■ **Aim**
For the data that follows, report how many lines contain the word "this", and nothing else.

##############################

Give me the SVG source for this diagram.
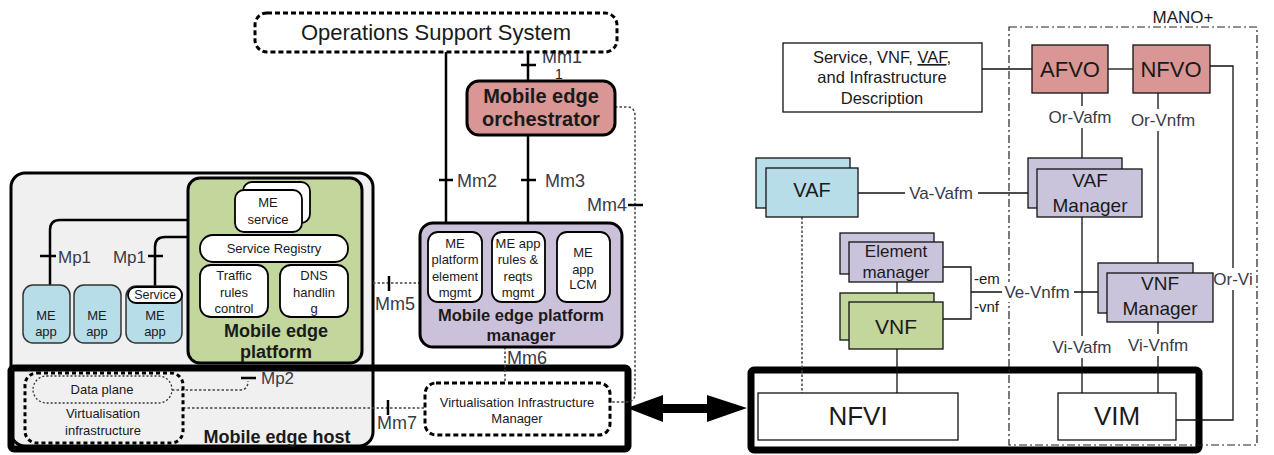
<svg xmlns="http://www.w3.org/2000/svg" width="1274" height="455" viewBox="0 0 1274 455">
<style>
text{font-family:"Liberation Sans",Arial,sans-serif;fill:#1a1a1a}
.lbl{font-size:18px;fill:#3a3a48}
.lbs{font-size:17px;fill:#3a3a48}
.rl{font-size:17px;fill:#3a3a48}
.b{font-weight:bold}
.c{text-anchor:middle}
.th{stroke:#000;stroke-width:2.5;fill:none}
.tn{stroke:#111;stroke-width:1.3;fill:none}
.dot{stroke:#444;stroke-width:1.5;fill:none;stroke-dasharray:2.5,2}
.wb{fill:#fff;stroke:#000;stroke-width:1.8}
.app{fill:#b7dde8;stroke:#333;stroke-width:1.5}
.lav{fill:#c9c4dc;stroke:#111;stroke-width:1.3}
.grn{fill:#c3d69b;stroke:#111;stroke-width:1.3}
.sal{fill:#d99694;stroke:#111;stroke-width:1.3}
.wr{fill:#fff;stroke:#111;stroke-width:1.3}
.bg{fill:#fff}
</style>

<!-- Mobile edge host background -->
<g id="me-host">
<rect x="11" y="173" width="362" height="273" rx="14" fill="#f0f0f0" stroke="#000" stroke-width="3"/>
<rect x="11" y="368" width="617" height="81" rx="3" fill="none" stroke="#000" stroke-width="7"/>
<text x="277" y="443" class="b c" font-size="18">Mobile edge host</text>
</g>

<g id="nfv-box">
<rect x="751" y="370" width="448" height="80" rx="3" fill="none" stroke="#000" stroke-width="7"/>
</g>

<g id="mano">
<rect x="1009" y="27" width="248" height="418" fill="none" stroke="#222" stroke-width="1.2" stroke-dasharray="8,3,2,3"/>
<text x="1183" y="23" class="c" font-size="17" fill="#222">MANO+</text>
</g>

<!-- connectors -->
<g id="connectors">
<!-- Mp1 -->
<path class="th" d="M188,220 H60 Q50,220 50,230 V286"/>
<line class="th" x1="40" y1="256" x2="56" y2="256"/>
<text x="58" y="263" class="lbs">Mp1</text>
<path class="th" d="M188,237 H165 Q155,237 155,247 V288"/>
<line class="th" x1="148" y1="256" x2="163" y2="256"/>
<text x="146" y="263" class="lbs" text-anchor="end">Mp1</text>
<!-- Mm1 -->
<line class="th" x1="528" y1="52" x2="528" y2="80"/>
<line class="th" x1="521" y1="65" x2="536" y2="65"/>
<text x="542" y="63" class="lbl">Mm1</text>
<text x="555" y="79" font-size="14" fill="#3a3a48">1</text>
<!-- Mm2 -->
<line class="th" x1="446" y1="52" x2="446" y2="224"/>
<line class="th" x1="439" y1="180" x2="453" y2="180"/>
<text x="457" y="187" class="lbl">Mm2</text>
<!-- Mm3 -->
<line class="th" x1="528" y1="135" x2="528" y2="224"/>
<line class="th" x1="521" y1="180" x2="536" y2="180"/>
<text x="545" y="187" class="lbl">Mm3</text>
<!-- Mm4 -->
<path class="dot" d="M615,107 H627 Q635,107 635,116 V393 Q635,402 626,402 H610"/>
<line class="th" x1="628" y1="205" x2="643" y2="205"/>
<text x="627" y="211" class="lbl" text-anchor="end">Mm4</text>
<!-- Mm5 -->
<path class="dot" d="M373,283 H420"/>
<line class="th" x1="389" y1="276" x2="389" y2="291"/>
<text x="375" y="310" class="lbl">Mm5</text>
<!-- Mm6 -->
<path class="dot" d="M505,347 V383"/>
<text x="507" y="364" class="lbl">Mm6</text>
<!-- Mm7 -->
<path class="dot" d="M183,408 H425"/>
<line class="th" x1="388" y1="400" x2="388" y2="415"/>
<text x="377" y="429" class="lbl">Mm7</text>
<!-- Mp2 -->
<path class="dot" d="M172,390 H240 Q248,390 248,381"/>
<line class="th" x1="241" y1="378" x2="256" y2="378"/>
<text x="261" y="384" class="lbs">Mp2</text>
<!-- double arrow -->
<polygon points="627,408 663,395 663,404 707,404 707,395 747,408 707,422 707,413 663,413 663,422" fill="#000"/>

<!-- right side -->
<path class="tn" d="M982,69 H1032"/>
<path class="tn" d="M1108,69 H1133"/>
<path class="tn" d="M1210,66 H1233 V420 H1176"/>
<rect class="bg" x="1211" y="268" width="44" height="22"/>
<text x="1233" y="285" class="rl c">Or-Vi</text>
<path class="tn" d="M1082,93 V169"/>
<rect class="bg" x="1045" y="106" width="70" height="22"/>
<text x="1080" y="123" class="rl c">Or-Vafm</text>
<path class="tn" d="M1158,93 V273"/>
<rect class="bg" x="1128" y="109" width="70" height="22"/>
<text x="1163" y="126" class="rl c">Or-Vnfm</text>
<path class="tn" d="M858,193 H1028"/>
<rect class="bg" x="905" y="183" width="73" height="20"/>
<text x="941" y="199" class="rl c">Va-Vafm</text>
<path class="tn" d="M1082,217 V393"/>
<rect class="bg" x="1048" y="336" width="68" height="22"/>
<text x="1082" y="353" class="rl c">Vi-Vafm</text>
<path class="tn" d="M1158,322 V393"/>
<rect class="bg" x="1125" y="334" width="67" height="22"/>
<text x="1158" y="351" class="rl c">Vi-Vnfm</text>
<path class="dot" d="M802,217 V393" stroke-dasharray="3,2"/>
<path class="tn" d="M897,282 V302"/>
<path class="tn" d="M897,349 V393"/>
<path class="tn" d="M943,267 H971 V319 H943"/>
<path class="tn" d="M971,292 H1098"/>
<rect class="bg" x="1002" y="282" width="72" height="20"/>
<text x="1037" y="298" class="rl c">Ve-Vnfm</text>
<text x="974" y="284" font-size="15" fill="#3a3a48">-em</text>
<text x="974" y="312" font-size="15" fill="#3a3a48">-vnf</text>
</g>

<g id="oss">
<rect x="255" y="13" width="362" height="39" rx="12" fill="none" stroke="#000" stroke-width="3" stroke-dasharray="5,3"/>
<text x="436" y="40" class="c" font-size="22">Operations Support System</text>
</g>

<g id="meo">
<rect x="467" y="81" width="148" height="54" rx="12" fill="#d99694" stroke="#000" stroke-width="3"/>
<text x="541" y="103" class="b c" font-size="20">Mobile edge</text>
<text x="541" y="126" class="b c" font-size="20">orchestrator</text>
</g>

<g id="me-platform">
<rect x="188" y="178" width="174" height="185" rx="12" fill="#c3d69b" stroke="#000" stroke-width="3"/>
<text x="276" y="337" class="b c" font-size="18">Mobile edge</text>
<text x="276" y="358" class="b c" font-size="18">platform</text>
</g>

<g id="me-service">
<rect class="wb" x="243" y="182" width="67" height="41" rx="9"/>
<rect class="wb" x="235" y="190" width="67" height="42" rx="9"/>
<text x="268" y="207" class="c" font-size="13">ME</text>
<text x="268" y="224" class="c" font-size="13">service</text>
</g>

<g id="service-registry">
<rect class="wb" x="200" y="235" width="148" height="27" rx="13"/>
<text x="274" y="253" class="c" font-size="13">Service Registry</text>
</g>

<g id="traffic-rules">
<rect class="wb" x="200" y="265" width="68" height="52" rx="11"/>
<text x="234" y="280" class="c" font-size="13">Traffic</text>
<text x="234" y="297" class="c" font-size="13">rules</text>
<text x="234" y="313" class="c" font-size="13">control</text>
</g>

<g id="dns">
<rect class="wb" x="280" y="265" width="68" height="52" rx="11"/>
<text x="314" y="280" class="c" font-size="13">DNS</text>
<text x="314" y="297" class="c" font-size="13">handlin</text>
<text x="314" y="313" class="c" font-size="13">g</text>
</g>

<g id="me-app-1">
<rect class="app" x="23" y="285" width="47" height="58" rx="10"/>
<text x="46" y="320" class="c" font-size="13">ME</text>
<text x="46" y="336" class="c" font-size="13">app</text>
</g>
<g id="me-app-2">
<rect class="app" x="74" y="285" width="47" height="58" rx="10"/>
<text x="97" y="320" class="c" font-size="13">ME</text>
<text x="97" y="336" class="c" font-size="13">app</text>
</g>
<g id="me-app-3">
<rect class="app" x="126" y="286" width="56" height="57" rx="10"/>
<rect class="wb" x="128" y="287" width="54" height="16" rx="8" stroke-width="1.3"/>
<text x="155" y="299" class="c" font-size="12.5">Service</text>
<text x="155" y="320" class="c" font-size="13">ME</text>
<text x="155" y="336" class="c" font-size="13">app</text>
</g>

<g id="virt-infra">
<rect x="25" y="373" width="158" height="70" rx="12" fill="none" stroke="#000" stroke-width="3" stroke-dasharray="4,3"/>
<rect x="33" y="376" width="139" height="27" rx="13.5" fill="none" stroke="#333" stroke-width="1.3" stroke-dasharray="2,2"/>
<text x="102" y="394" class="c" font-size="13">Data plane</text>
<text x="103" y="418" class="c" font-size="13">Virtualisation</text>
<text x="103" y="435" class="c" font-size="13">infrastructure</text>
</g>

<g id="mepm">
<rect x="420" y="223" width="202" height="124" rx="13" fill="#ccc1da" stroke="#000" stroke-width="3"/>
<rect class="wb" x="428" y="232" width="54" height="70" rx="10"/>
<text x="455" y="248" class="c" font-size="13">ME</text>
<text x="455" y="264" class="c" font-size="13">platform</text>
<text x="455" y="281" class="c" font-size="13">element</text>
<text x="455" y="297" class="c" font-size="13">mgmt</text>
<rect class="wb" x="492" y="232" width="53" height="70" rx="10"/>
<text x="518" y="248" class="c" font-size="13">ME app</text>
<text x="518" y="264" class="c" font-size="13">rules &amp;</text>
<text x="518" y="281" class="c" font-size="13">reqts</text>
<text x="518" y="297" class="c" font-size="13">mgmt</text>
<rect class="wb" x="557" y="232" width="53" height="70" rx="10"/>
<text x="583" y="257" class="c" font-size="13">ME</text>
<text x="583" y="274" class="c" font-size="13">app</text>
<text x="583" y="289" class="c" font-size="13">LCM</text>
<text x="521" y="321" class="b c" font-size="16.5">Mobile edge platform</text>
<text x="521" y="341" class="b c" font-size="16.5">manager</text>
</g>

<g id="vim-mec">
<rect x="425" y="383" width="185" height="52" rx="11" fill="#fff" stroke="#000" stroke-width="3" stroke-dasharray="5,3"/>
<text x="517" y="407" class="c" font-size="13" fill="#333">Virtualisation Infrastructure</text>
<text x="517" y="423" class="c" font-size="13" fill="#333">Manager</text>
</g>

<!-- right side nodes -->
<g id="description">
<rect class="wr" x="783" y="43" width="199" height="69"/>
<text x="882" y="63" class="c" font-size="16.5">Service, VNF, <tspan text-decoration="underline">VAF</tspan>,</text>
<text x="882" y="83" class="c" font-size="16.5">and Infrastructure</text>
<text x="882" y="104" class="c" font-size="16.5">Description</text>
</g>

<g id="afvo">
<rect class="sal" x="1032" y="45" width="76" height="48"/>
<text x="1070" y="77" class="c" font-size="22">AFVO</text>
</g>

<g id="nfvo">
<rect class="sal" x="1133" y="45" width="77" height="48"/>
<text x="1171" y="77" class="c" font-size="22">NFVO</text>
</g>

<g id="vaf">
<rect x="756" y="158" width="94" height="50" fill="#b7dde8" stroke="#111" stroke-width="1.3"/>
<rect x="766" y="168" width="92" height="49" fill="#b7dde8" stroke="#111" stroke-width="1.3"/>
<text x="812" y="197" class="c" font-size="20">VAF</text>
</g>

<g id="vaf-manager">
<rect class="lav" x="1028" y="158" width="94" height="50"/>
<rect class="lav" x="1037" y="169" width="105" height="48"/>
<text x="1090" y="187" class="c" font-size="19">VAF</text>
<text x="1090" y="212" class="c" font-size="19">Manager</text>
</g>

<g id="element-manager">
<rect class="lav" x="840" y="233" width="94" height="41"/>
<rect class="lav" x="849" y="242" width="94" height="40"/>
<text x="896" y="257" class="c" font-size="17">Element</text>
<text x="896" y="278" class="c" font-size="17">manager</text>
</g>

<g id="vnf">
<rect class="grn" x="840" y="293" width="94" height="47"/>
<rect class="grn" x="849" y="302" width="94" height="47"/>
<text x="896" y="334" class="c" font-size="21">VNF</text>
</g>

<g id="vnf-manager">
<rect class="lav" x="1098" y="263" width="95" height="50"/>
<rect class="lav" x="1107" y="273" width="106" height="49"/>
<text x="1160" y="290" class="c" font-size="19">VNF</text>
<text x="1160" y="315" class="c" font-size="19">Manager</text>
</g>

<g id="nfvi">
<rect class="wr" x="758" y="393" width="200" height="47"/>
<text x="858" y="425" class="c" font-size="26">NFVI</text>
</g>

<g id="vim">
<rect class="wr" x="1058" y="393" width="118" height="47"/>
<text x="1117" y="425" class="c" font-size="26">VIM</text>
</g>
</svg>
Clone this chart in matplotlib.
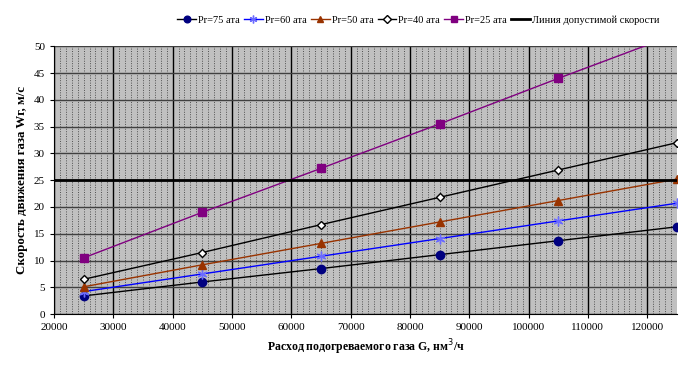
import matplotlib.pyplot as plt
from matplotlib.ticker import MultipleLocator

# Данные с графика
расход = [25000, 45000, 65000, 85000, 105000, 125000]
pr75 = [3.4, 6.0, 8.5, 11.1, 13.7, 16.3]
pr60 = [4.2, 7.5, 10.8, 14.1, 17.4, 20.7]
pr50 = [5.1, 9.2, 13.2, 17.2, 21.2, 25.2]
pr40 = [6.5, 11.5, 16.7, 21.8, 26.9, 32.0]
pr25 = [10.5, 19.0, 27.2, 35.5, 44.0, 52.3]
допустимая = 25

plt.rcParams['font.family'] = ['Liberation Serif', 'DejaVu Serif']

fig = plt.figure(figsize=(7, 3.7), dpi=100)
ax = fig.add_axes([0.077, 0.151, 0.890, 0.724])
ax.set_facecolor('#c0c0c0')

# сетка
ax.xaxis.set_major_locator(MultipleLocator(10000))
ax.xaxis.set_minor_locator(MultipleLocator(1000))
ax.yaxis.set_major_locator(MultipleLocator(5))
ax.grid(True, which='minor', axis='x', color='#505050', lw=0.7, ls=(0, (1, 1.5)))
ax.grid(True, which='major', axis='x', color='black', lw=1.0)
ax.grid(True, which='major', axis='y', color='#404040', lw=1.0)
ax.tick_params(which='minor', length=0)
ax.tick_params(which='major', labelsize=8, length=3, direction='out')

ax.plot(расход, pr75, color='black', lw=1, marker='o', ms=6,
        mfc='#000080', mec='#000080', label='Pr=75 ата')
ax.plot(расход, pr60, color='#0000ff', lw=1, marker=(6, 2, 0), ms=7, mew=1,
        mfc='#6b6bff', mec='#6b6bff', label='Pr=60 ата')
ax.plot(расход, pr50, color='#993300', lw=1, marker='^', ms=6,
        mfc='#993300', mec='#993300', label='Pr=50 ата')
ax.plot(расход, pr40, color='black', lw=1, marker='D', ms=4.5,
        mfc='white', mec='black', label='Pr=40 ата')
ax.plot(расход, pr25, color='#800080', lw=1, marker='s', ms=6,
        mfc='#800080', mec='#800080', label='Pr=25 ата')
ax.axhline(допустимая, color='black', lw=2, label='Линия допустимой скорости')

ax.set_xlim(20000, 125000)
ax.set_ylim(0, 50)
for s in ax.spines.values():
    s.set_visible(False)
ax.spines['left'].set_visible(True)
ax.spines['bottom'].set_visible(True)

ax.set_xlabel('Расход подогреваемого газа G, нм$^3$/ч', fontsize=8.5, fontweight='bold')
ax.set_ylabel('Скорость движения газа Wг, м/с', fontsize=9.3, fontweight='bold')

ax.legend(loc='lower center', bbox_to_anchor=(0.585, 1.065), ncol=6, frameon=False,
          fontsize=7.5, handlelength=1.8, handletextpad=0.2, columnspacing=0.4,
          borderaxespad=0, markerscale=0.8)

fig.savefig('out.png', dpi=100)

##############################

■ **Right answer**
2